Change projects need “champions”. In this case, both a non-invested champion and an invested champion are required. The former is needed to provide wisdom and neutrality, and most importantly, to make the tough decisions without fear of their own future in the company. The non-invested champion should therefore be a board member or independent consultant. The invested champion provides the “skin in the game” element and is someone who will “wear” the result of their work. It must be a senior executive in power, someone who has real clout.

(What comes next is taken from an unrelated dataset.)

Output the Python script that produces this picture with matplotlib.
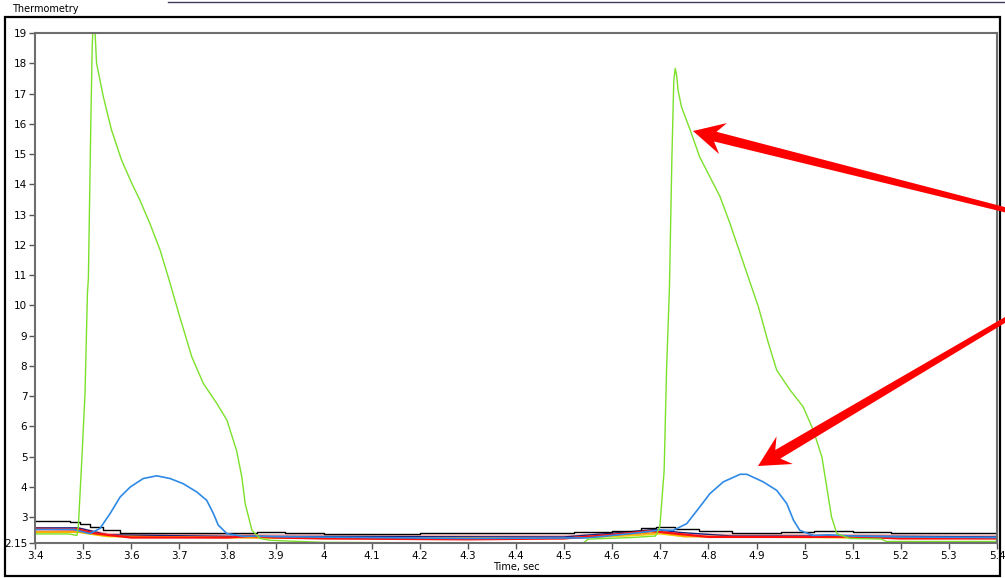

In developing the change management team, you must also consider change in the context of your business partners and supply chain partners. Ideally, your changes produce good results for your partners, or at the very least align with their plans for change. Involving your partners with your change management may also uncover opportunities for them to help you. As such, a change management program needs:

a non-invested champion;

an invested champion;

an outside program manager;

representatives from supply chain partners;

representatives from internal staff with detailed knowledge of current products and operations; and

a customer representative

WHAT TO CHANGE?

Knowing what needs to change is the first step in marshaling a response. Most change management processes get off on the wrong foot right from the start by assuming that management knows what change is needed. In today’s business climate, this simply cannot be assumed. All change management tools and services must therefore include a discovery process called an “impact analysis”.

The objective of the impact analysis is to develop a set of well-defined problems and the areas of the organization that are affected. At a high-level, the impact analysis will help you define:

what is already being done;

what new things must be done;

who the new players will be;

what relationships will form or disappear;

what core processes will be affected;

how success is defined;

how you need to structure and operate your organization; and

what knowledge, skills and experience will be required.

To create the actual plans that will be implemented, the change management program team takes the results of the impact analysis and considers them within the context of overarching business objectives and priorities. They then create a set of projects, with each project addressing a specific threat or opportunity.

How do you prioritize all of the resulting projects? A good rule of thumb is to perform a customer test. For instance, what change would make the most difference to them? Can you find a win-win where the customer gets what they want while you meet your objectives? Where is the most good to be gained at the least cost? Where is the leverage? Are your supply chain partners changing an interface that you can build on? Is an industry organization delivering standards you can use? What work is already in progress within your organization that can be adapted to meet new goals?

Customers will not wait for the time it takes to turn a battleship around. Carriers and brokers must keep in mind that all projects need to deliver complete results incrementally. Now more than ever, short projects with visible early benefits are a must for keeping stakeholders engaged. Also, do not proceed in any direction that cannot be changed quickly. No one has a crystal ball, so build flexibility into all solution strategies and projects. In today’s fast paced business world, those who stand still are left behind. The process of change is a “constant state”. As a result, change should become an integral and institutionalized function. Are you ready for it?